• [RAW DATA]:
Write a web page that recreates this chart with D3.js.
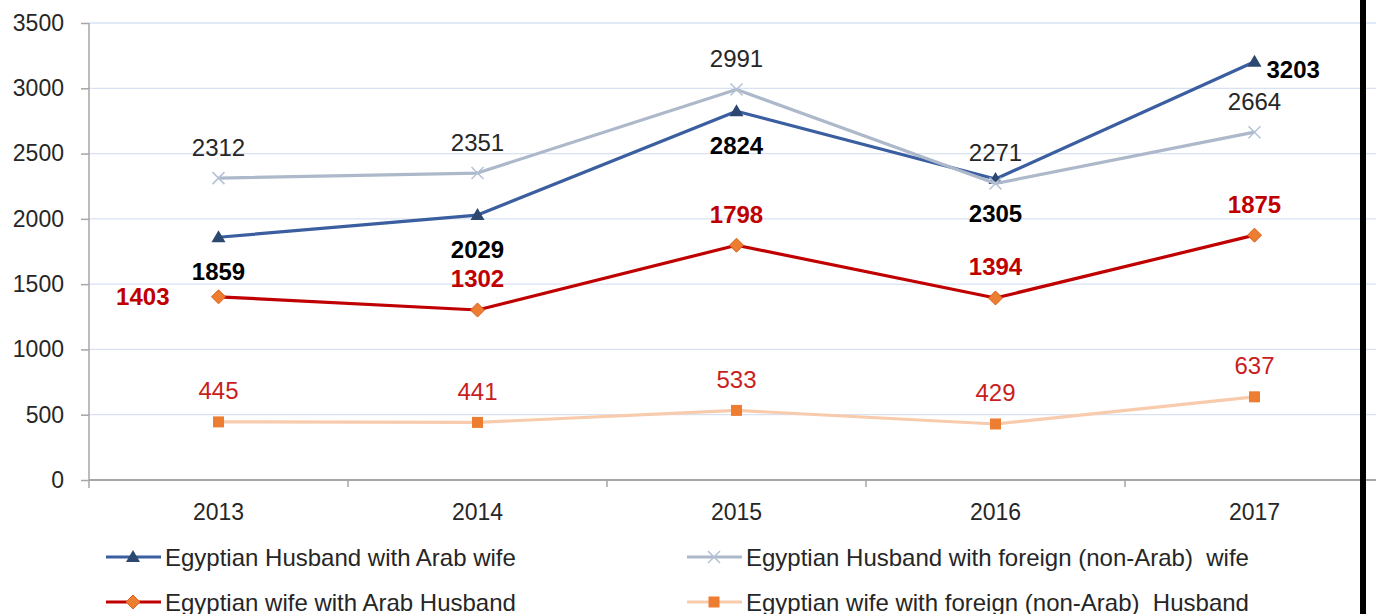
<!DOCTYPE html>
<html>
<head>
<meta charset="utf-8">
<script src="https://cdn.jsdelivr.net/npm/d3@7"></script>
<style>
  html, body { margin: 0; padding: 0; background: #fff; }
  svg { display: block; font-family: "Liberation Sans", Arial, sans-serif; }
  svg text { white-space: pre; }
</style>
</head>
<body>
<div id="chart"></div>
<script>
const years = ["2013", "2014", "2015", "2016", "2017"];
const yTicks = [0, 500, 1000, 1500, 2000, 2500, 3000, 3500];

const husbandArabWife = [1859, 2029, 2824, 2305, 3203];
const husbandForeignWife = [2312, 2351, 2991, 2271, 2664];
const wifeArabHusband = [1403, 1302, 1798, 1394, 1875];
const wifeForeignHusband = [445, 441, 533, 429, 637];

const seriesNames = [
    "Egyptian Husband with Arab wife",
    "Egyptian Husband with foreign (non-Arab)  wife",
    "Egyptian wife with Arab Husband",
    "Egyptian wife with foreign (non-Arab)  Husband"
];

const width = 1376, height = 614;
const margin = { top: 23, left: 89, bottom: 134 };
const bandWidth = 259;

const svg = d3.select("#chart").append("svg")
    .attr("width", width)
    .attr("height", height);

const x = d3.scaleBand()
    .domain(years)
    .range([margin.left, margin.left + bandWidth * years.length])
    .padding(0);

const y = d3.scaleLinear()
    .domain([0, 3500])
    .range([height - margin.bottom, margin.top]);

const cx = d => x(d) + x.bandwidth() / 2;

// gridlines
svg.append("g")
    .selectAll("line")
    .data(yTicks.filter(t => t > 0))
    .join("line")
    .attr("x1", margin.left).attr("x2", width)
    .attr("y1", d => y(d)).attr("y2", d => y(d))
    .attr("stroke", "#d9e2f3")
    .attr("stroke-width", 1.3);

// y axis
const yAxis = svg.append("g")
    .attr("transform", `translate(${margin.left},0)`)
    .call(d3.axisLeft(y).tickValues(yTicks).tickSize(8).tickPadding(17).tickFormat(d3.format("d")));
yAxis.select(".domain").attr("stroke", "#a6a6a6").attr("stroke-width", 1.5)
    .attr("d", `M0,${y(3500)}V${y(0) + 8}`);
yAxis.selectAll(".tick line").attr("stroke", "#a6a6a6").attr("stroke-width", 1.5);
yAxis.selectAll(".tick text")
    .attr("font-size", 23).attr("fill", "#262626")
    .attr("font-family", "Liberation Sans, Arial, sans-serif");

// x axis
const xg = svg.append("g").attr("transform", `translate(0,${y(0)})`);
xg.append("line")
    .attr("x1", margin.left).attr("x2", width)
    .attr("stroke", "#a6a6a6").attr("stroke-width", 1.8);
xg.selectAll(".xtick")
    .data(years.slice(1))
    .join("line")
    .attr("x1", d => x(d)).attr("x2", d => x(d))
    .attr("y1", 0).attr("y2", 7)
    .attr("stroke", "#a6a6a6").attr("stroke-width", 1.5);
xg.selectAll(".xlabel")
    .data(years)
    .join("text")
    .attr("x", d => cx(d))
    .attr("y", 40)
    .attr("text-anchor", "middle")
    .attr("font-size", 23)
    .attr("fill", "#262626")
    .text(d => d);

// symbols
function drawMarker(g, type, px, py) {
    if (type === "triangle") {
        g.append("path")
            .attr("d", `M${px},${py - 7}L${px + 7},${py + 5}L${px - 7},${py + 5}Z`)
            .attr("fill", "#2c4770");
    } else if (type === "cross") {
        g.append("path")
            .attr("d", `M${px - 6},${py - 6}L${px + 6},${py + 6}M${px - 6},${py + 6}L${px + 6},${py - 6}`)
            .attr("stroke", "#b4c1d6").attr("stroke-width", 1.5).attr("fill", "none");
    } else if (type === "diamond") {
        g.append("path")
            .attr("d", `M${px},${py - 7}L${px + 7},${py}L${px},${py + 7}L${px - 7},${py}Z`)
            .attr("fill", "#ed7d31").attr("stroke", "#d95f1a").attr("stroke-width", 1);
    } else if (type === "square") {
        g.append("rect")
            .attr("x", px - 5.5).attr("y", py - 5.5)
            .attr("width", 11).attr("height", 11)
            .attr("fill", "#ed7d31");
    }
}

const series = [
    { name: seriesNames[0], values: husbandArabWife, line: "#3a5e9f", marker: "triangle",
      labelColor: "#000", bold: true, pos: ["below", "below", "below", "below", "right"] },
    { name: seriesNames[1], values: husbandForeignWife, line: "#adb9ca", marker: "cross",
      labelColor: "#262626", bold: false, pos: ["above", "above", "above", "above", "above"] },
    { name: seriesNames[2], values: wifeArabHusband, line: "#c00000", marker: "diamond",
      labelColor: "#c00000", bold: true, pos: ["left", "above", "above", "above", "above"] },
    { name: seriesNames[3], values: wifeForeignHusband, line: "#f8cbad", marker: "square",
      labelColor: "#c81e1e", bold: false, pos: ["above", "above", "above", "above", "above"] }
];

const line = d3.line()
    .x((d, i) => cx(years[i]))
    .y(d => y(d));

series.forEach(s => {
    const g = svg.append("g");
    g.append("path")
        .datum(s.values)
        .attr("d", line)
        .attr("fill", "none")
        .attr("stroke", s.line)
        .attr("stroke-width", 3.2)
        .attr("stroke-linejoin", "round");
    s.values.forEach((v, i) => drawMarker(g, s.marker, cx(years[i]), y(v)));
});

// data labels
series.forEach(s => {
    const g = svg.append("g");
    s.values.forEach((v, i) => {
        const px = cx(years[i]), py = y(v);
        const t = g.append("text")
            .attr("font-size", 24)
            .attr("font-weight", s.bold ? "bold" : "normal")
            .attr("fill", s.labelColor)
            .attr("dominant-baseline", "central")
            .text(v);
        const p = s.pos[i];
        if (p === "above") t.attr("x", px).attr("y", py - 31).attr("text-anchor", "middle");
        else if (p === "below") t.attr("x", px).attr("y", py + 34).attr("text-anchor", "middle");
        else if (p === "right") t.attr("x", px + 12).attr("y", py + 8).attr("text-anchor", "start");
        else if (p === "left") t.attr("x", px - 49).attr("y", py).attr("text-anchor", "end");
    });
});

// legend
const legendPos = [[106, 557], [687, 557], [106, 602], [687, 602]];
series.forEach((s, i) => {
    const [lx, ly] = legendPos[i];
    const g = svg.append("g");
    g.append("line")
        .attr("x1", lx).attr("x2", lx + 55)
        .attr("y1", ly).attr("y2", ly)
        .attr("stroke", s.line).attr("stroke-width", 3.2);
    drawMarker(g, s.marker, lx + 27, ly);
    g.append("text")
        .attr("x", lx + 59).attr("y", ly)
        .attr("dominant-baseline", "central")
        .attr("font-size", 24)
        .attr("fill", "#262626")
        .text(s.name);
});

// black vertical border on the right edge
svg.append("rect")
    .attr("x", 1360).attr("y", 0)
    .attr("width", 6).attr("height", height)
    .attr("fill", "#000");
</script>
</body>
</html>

• [WHAT THE TASK REQUIRES]:
Would you return the data exactly as written, without the pictures?

• [RESULT FOR THIS EXERCISE]:
Write a web page that recreates this chart with D3.js.
<!DOCTYPE html>
<html>
<head>
<meta charset="utf-8">
<script src="https://cdn.jsdelivr.net/npm/d3@7"></script>
<style>
  html, body { margin: 0; padding: 0; background: #fff; }
  svg { display: block; font-family: "Liberation Sans", Arial, sans-serif; }
  svg text { white-space: pre; }
</style>
</head>
<body>
<div id="chart"></div>
<script>
const years = ["2013", "2014", "2015", "2016", "2017"];
const yTicks = [0, 500, 1000, 1500, 2000, 2500, 3000, 3500];

const husbandArabWife = [1859, 2029, 2824, 2305, 3203];
const husbandForeignWife = [2312, 2351, 2991, 2271, 2664];
const wifeArabHusband = [1403, 1302, 1798, 1394, 1875];
const wifeForeignHusband = [445, 441, 533, 429, 637];

const seriesNames = [
    "Egyptian Husband with Arab wife",
    "Egyptian Husband with foreign (non-Arab)  wife",
    "Egyptian wife with Arab Husband",
    "Egyptian wife with foreign (non-Arab)  Husband"
];

const width = 1376, height = 614;
const margin = { top: 23, left: 89, bottom: 134 };
const bandWidth = 259;

const svg = d3.select("#chart").append("svg")
    .attr("width", width)
    .attr("height", height);

const x = d3.scaleBand()
    .domain(years)
    .range([margin.left, margin.left + bandWidth * years.length])
    .padding(0);

const y = d3.scaleLinear()
    .domain([0, 3500])
    .range([height - margin.bottom, margin.top]);

const cx = d => x(d) + x.bandwidth() / 2;

// gridlines
svg.append("g")
    .selectAll("line")
    .data(yTicks.filter(t => t > 0))
    .join("line")
    .attr("x1", margin.left).attr("x2", width)
    .attr("y1", d => y(d)).attr("y2", d => y(d))
    .attr("stroke", "#d9e2f3")
    .attr("stroke-width", 1.3);

// y axis
const yAxis = svg.append("g")
    .attr("transform", `translate(${margin.left},0)`)
    .call(d3.axisLeft(y).tickValues(yTicks).tickSize(8).tickPadding(17).tickFormat(d3.format("d")));
yAxis.select(".domain").attr("stroke", "#a6a6a6").attr("stroke-width", 1.5)
    .attr("d", `M0,${y(3500)}V${y(0) + 8}`);
yAxis.selectAll(".tick line").attr("stroke", "#a6a6a6").attr("stroke-width", 1.5);
yAxis.selectAll(".tick text")
    .attr("font-size", 23).attr("fill", "#262626")
    .attr("font-family", "Liberation Sans, Arial, sans-serif");

// x axis
const xg = svg.append("g").attr("transform", `translate(0,${y(0)})`);
xg.append("line")
    .attr("x1", margin.left).attr("x2", width)
    .attr("stroke", "#a6a6a6").attr("stroke-width", 1.8);
xg.selectAll(".xtick")
    .data(years.slice(1))
    .join("line")
    .attr("x1", d => x(d)).attr("x2", d => x(d))
    .attr("y1", 0).attr("y2", 7)
    .attr("stroke", "#a6a6a6").attr("stroke-width", 1.5);
xg.selectAll(".xlabel")
    .data(years)
    .join("text")
    .attr("x", d => cx(d))
    .attr("y", 40)
    .attr("text-anchor", "middle")
    .attr("font-size", 23)
    .attr("fill", "#262626")
    .text(d => d);

// symbols
function drawMarker(g, type, px, py) {
    if (type === "triangle") {
        g.append("path")
            .attr("d", `M${px},${py - 7}L${px + 7},${py + 5}L${px - 7},${py + 5}Z`)
            .attr("fill", "#2c4770");
    } else if (type === "cross") {
        g.append("path")
            .attr("d", `M${px - 6},${py - 6}L${px + 6},${py + 6}M${px - 6},${py + 6}L${px + 6},${py - 6}`)
            .attr("stroke", "#b4c1d6").attr("stroke-width", 1.5).attr("fill", "none");
    } else if (type === "diamond") {
        g.append("path")
            .attr("d", `M${px},${py - 7}L${px + 7},${py}L${px},${py + 7}L${px - 7},${py}Z`)
            .attr("fill", "#ed7d31").attr("stroke", "#d95f1a").attr("stroke-width", 1);
    } else if (type === "square") {
        g.append("rect")
            .attr("x", px - 5.5).attr("y", py - 5.5)
            .attr("width", 11).attr("height", 11)
            .attr("fill", "#ed7d31");
    }
}

const series = [
    { name: seriesNames[0], values: husbandArabWife, line: "#3a5e9f", marker: "triangle",
      labelColor: "#000", bold: true, pos: ["below", "below", "below", "below", "right"] },
    { name: seriesNames[1], values: husbandForeignWife, line: "#adb9ca", marker: "cross",
      labelColor: "#262626", bold: false, pos: ["above", "above", "above", "above", "above"] },
    { name: seriesNames[2], values: wifeArabHusband, line: "#c00000", marker: "diamond",
      labelColor: "#c00000", bold: true, pos: ["left", "above", "above", "above", "above"] },
    { name: seriesNames[3], values: wifeForeignHusband, line: "#f8cbad", marker: "square",
      labelColor: "#c81e1e", bold: false, pos: ["above", "above", "above", "above", "above"] }
];

const line = d3.line()
    .x((d, i) => cx(years[i]))
    .y(d => y(d));

series.forEach(s => {
    const g = svg.append("g");
    g.append("path")
        .datum(s.values)
        .attr("d", line)
        .attr("fill", "none")
        .attr("stroke", s.line)
        .attr("stroke-width", 3.2)
        .attr("stroke-linejoin", "round");
    s.values.forEach((v, i) => drawMarker(g, s.marker, cx(years[i]), y(v)));
});

// data labels
series.forEach(s => {
    const g = svg.append("g");
    s.values.forEach((v, i) => {
        const px = cx(years[i]), py = y(v);
        const t = g.append("text")
            .attr("font-size", 24)
            .attr("font-weight", s.bold ? "bold" : "normal")
            .attr("fill", s.labelColor)
            .attr("dominant-baseline", "central")
            .text(v);
        const p = s.pos[i];
        if (p === "above") t.attr("x", px).attr("y", py - 31).attr("text-anchor", "middle");
        else if (p === "below") t.attr("x", px).attr("y", py + 34).attr("text-anchor", "middle");
        else if (p === "right") t.attr("x", px + 12).attr("y", py + 8).attr("text-anchor", "start");
        else if (p === "left") t.attr("x", px - 49).attr("y", py).attr("text-anchor", "end");
    });
});

// legend
const legendPos = [[106, 557], [687, 557], [106, 602], [687, 602]];
series.forEach((s, i) => {
    const [lx, ly] = legendPos[i];
    const g = svg.append("g");
    g.append("line")
        .attr("x1", lx).attr("x2", lx + 55)
        .attr("y1", ly).attr("y2", ly)
        .attr("stroke", s.line).attr("stroke-width", 3.2);
    drawMarker(g, s.marker, lx + 27, ly);
    g.append("text")
        .attr("x", lx + 59).attr("y", ly)
        .attr("dominant-baseline", "central")
        .attr("font-size", 24)
        .attr("fill", "#262626")
        .text(s.name);
});

// black vertical border on the right edge
svg.append("rect")
    .attr("x", 1360).attr("y", 0)
    .attr("width", 6).attr("height", height)
    .attr("fill", "#000");
</script>
</body>
</html>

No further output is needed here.